§ **Written instruction**
Return all lines below containing the word "React".

§ **Given data**
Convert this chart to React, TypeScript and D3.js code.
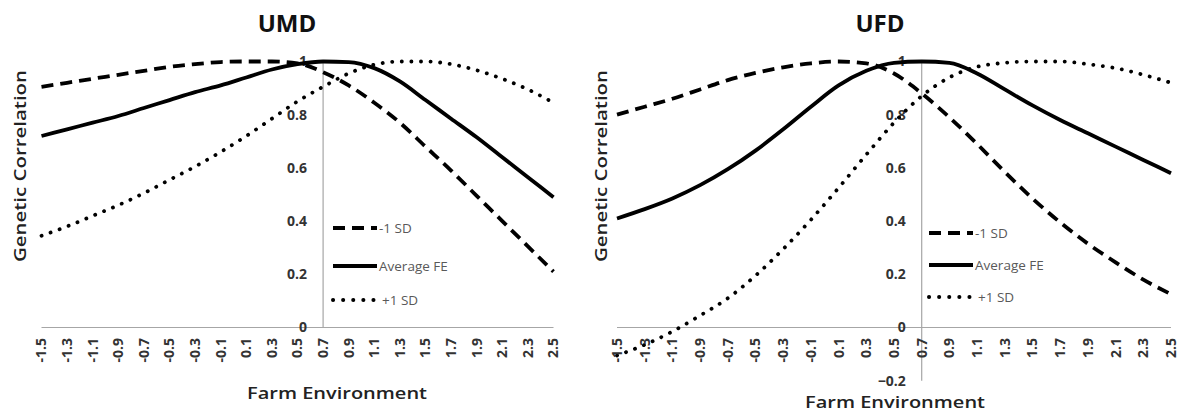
import React from 'react';
import * as d3 from 'd3';

// Category axis (farm environment, every labelled step)
const CATEGORIES = [
  '-1.5', '-1.3', '-1.1', '-0.9', '-0.7', '-0.5', '-0.3', '-0.1', '0.1', '0.3', '0.5',
  '0.7', '0.9', '1.1', '1.3', '1.5', '1.7', '1.9', '2.1', '2.3', '2.5',
];
const CROSS_AT = '0.7';

// UMD genetic correlations
const UMD_MINUS_SD = [0.905, 0.92, 0.935, 0.95, 0.965, 0.98, 0.99, 0.998, 1.0, 1.0, 0.993, 0.96, 0.91, 0.845, 0.77, 0.68, 0.59, 0.495, 0.40, 0.305, 0.21];
const UMD_AVERAGE = [0.72, 0.745, 0.77, 0.795, 0.825, 0.855, 0.885, 0.91, 0.94, 0.97, 0.99, 1.0, 0.998, 0.975, 0.925, 0.855, 0.785, 0.715, 0.64, 0.565, 0.49];
const UMD_PLUS_SD = [0.345, 0.38, 0.42, 0.46, 0.505, 0.555, 0.605, 0.66, 0.72, 0.785, 0.85, 0.905, 0.955, 0.988, 1.0, 1.0, 0.99, 0.967, 0.935, 0.895, 0.845];

// UFD genetic correlations
const UFD_MINUS_SD = [0.80, 0.83, 0.86, 0.895, 0.93, 0.957, 0.978, 0.993, 1.0, 0.993, 0.955, 0.88, 0.79, 0.69, 0.585, 0.485, 0.395, 0.315, 0.245, 0.18, 0.125];
const UFD_AVERAGE = [0.41, 0.445, 0.485, 0.535, 0.595, 0.665, 0.745, 0.83, 0.91, 0.965, 0.995, 1.0, 0.995, 0.955, 0.895, 0.835, 0.78, 0.73, 0.68, 0.63, 0.58];
const UFD_PLUS_SD = [-0.105, -0.065, -0.015, 0.045, 0.11, 0.195, 0.295, 0.405, 0.525, 0.65, 0.77, 0.87, 0.94, 0.98, 0.995, 1.0, 1.0, 0.99, 0.975, 0.95, 0.92];

const LEGEND_LABELS = ['-1 SD', 'Average FE', '+1 SD'];
const UMD_Y_TICKS = [0, 0.2, 0.4, 0.6, 0.8, 1];
const UFD_Y_TICKS = [-0.2, 0, 0.2, 0.4, 0.6, 0.8, 1];

const FONT = "'Open Sans', 'DejaVu Sans', sans-serif";
const AXIS_GREY = '#a6a6a6';

// dashed, solid, dotted
const STYLES = [
  { dash: '12,7', legendDash: '12,7', cap: 'butt' as const },
  { dash: null, legendDash: null, cap: 'butt' as const },
  { dash: '0.1,9.5', legendDash: '0.1,10', cap: 'round' as const },
];

interface PanelProps {
  title: string;
  titleX: number;
  xRange: [number, number];
  yDomain: [number, number];
  yRange: [number, number];
  yTicks: number[];
  series: number[][];
  xTitleX: number;
  xTitleY: number;
  yTitleX: number;
  legendX: number;
  legendYs: number[];
}

const Panel: React.FC<PanelProps> = (p) => {
  const x = d3.scalePoint<string>().domain(CATEGORIES).range(p.xRange);
  const y = d3.scaleLinear().domain(p.yDomain).range(p.yRange);
  const axisX = x(CROSS_AT) as number;

  const line = d3.line<number>()
    .x((_, i) => x(CATEGORIES[i]) as number)
    .y((d) => y(d))
    .curve(d3.curveMonotoneX);

  const fmt = (v: number) => (v === 0 ? '0' : v === 1 ? '1' : d3.format('.1f')(v));

  return (
    <g>
      {/* Title */}
      <text x={p.titleX} y={32} textAnchor="middle" fontSize={24} fontWeight="bold" fill="#111" fontFamily={FONT}>
        {p.title}
      </text>

      {/* Axes */}
      <line x1={p.xRange[0]} x2={p.xRange[1]} y1={y(0)} y2={y(0)} stroke={AXIS_GREY} strokeWidth={1.2} />
      <line x1={axisX} x2={axisX} y1={y(p.yDomain[1])} y2={y(p.yDomain[0])} stroke={AXIS_GREY} strokeWidth={1.2} />

      {/* Y tick labels */}
      {p.yTicks.map((t) => (
        <text key={t} x={axisX - 16} y={y(t)} dy="0.35em" textAnchor="end" fontSize={14} fontWeight="bold" fill="#333" fontFamily={FONT}>
          {fmt(t)}
        </text>
      ))}

      {/* Lines */}
      {p.series.map((s, i) => (
        <path key={i} d={line(s) || ''} fill="none" stroke="#000" strokeWidth={3.8}
          strokeDasharray={STYLES[i].dash || undefined} strokeLinecap={STYLES[i].cap} strokeLinejoin="round" />
      ))}

      {/* X tick labels */}
      {CATEGORIES.map((c) => (
        <text key={c} transform={`translate(${x(c)},338) rotate(-90)`} dy="0.35em" textAnchor="end"
          fontSize={14} fontWeight="bold" fill="#333" fontFamily={FONT}>
          {c}
        </text>
      ))}

      {/* Legend */}
      {LEGEND_LABELS.map((lab, i) => (
        <g key={lab}>
          <line x1={p.legendX} x2={p.legendX + 44} y1={p.legendYs[i]} y2={p.legendYs[i]} stroke="#000" strokeWidth={4}
            strokeDasharray={STYLES[i].legendDash || undefined} strokeLinecap={STYLES[i].cap} />
          <text x={p.legendX + 46 + (i === 2 ? 3 : 0)} y={p.legendYs[i]} dy="0.35em" fontSize={13.5} fill="#595959" fontFamily={FONT}>
            {lab}
          </text>
        </g>
      ))}

      {/* Axis titles */}
      <text x={p.xTitleX} y={p.xTitleY} textAnchor="middle" fontSize={17} fontWeight={600} fill="#222" fontFamily={FONT}
        textLength={180} lengthAdjust="spacingAndGlyphs">
        Farm Environment
      </text>
      <text transform={`translate(${p.yTitleX},166) rotate(-90)`} dy="0.35em" textAnchor="middle" fontSize={17} fontWeight={600}
        fill="#222" fontFamily={FONT} textLength={192} lengthAdjust="spacingAndGlyphs">
        Genetic Correlation
      </text>
    </g>
  );
};

export default function App() {
  return (
    <svg width={1188} height={412} style={{ position: 'absolute', left: 0, top: 0, background: '#fff' }}>
      <rect width={1188} height={412} fill="#fff" />
      <Panel
        title="UMD" titleX={287}
        xRange={[41.5, 553.5]} yDomain={[0, 1]} yRange={[327.5, 61.5]} yTicks={UMD_Y_TICKS}
        series={[UMD_MINUS_SD, UMD_AVERAGE, UMD_PLUS_SD]}
        xTitleX={337} xTitleY={399} yTitleX={20}
        legendX={333} legendYs={[228, 266, 300]}
      />
      <Panel
        title="UFD" titleX={880}
        xRange={[617, 1171]} yDomain={[-0.2, 1]} yRange={[380.7, 61.5]} yTicks={UFD_Y_TICKS}
        series={[UFD_MINUS_SD, UFD_AVERAGE, UFD_PLUS_SD]}
        xTitleX={895} xTitleY={408} yTitleX={601}
        legendX={929} legendYs={[233, 265, 297]}
      />
    </svg>
  );
}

§ **Full answer**
Convert this chart to React, TypeScript and D3.js code.
import React from 'react';
const Panel: React.FC<PanelProps> = (p) => {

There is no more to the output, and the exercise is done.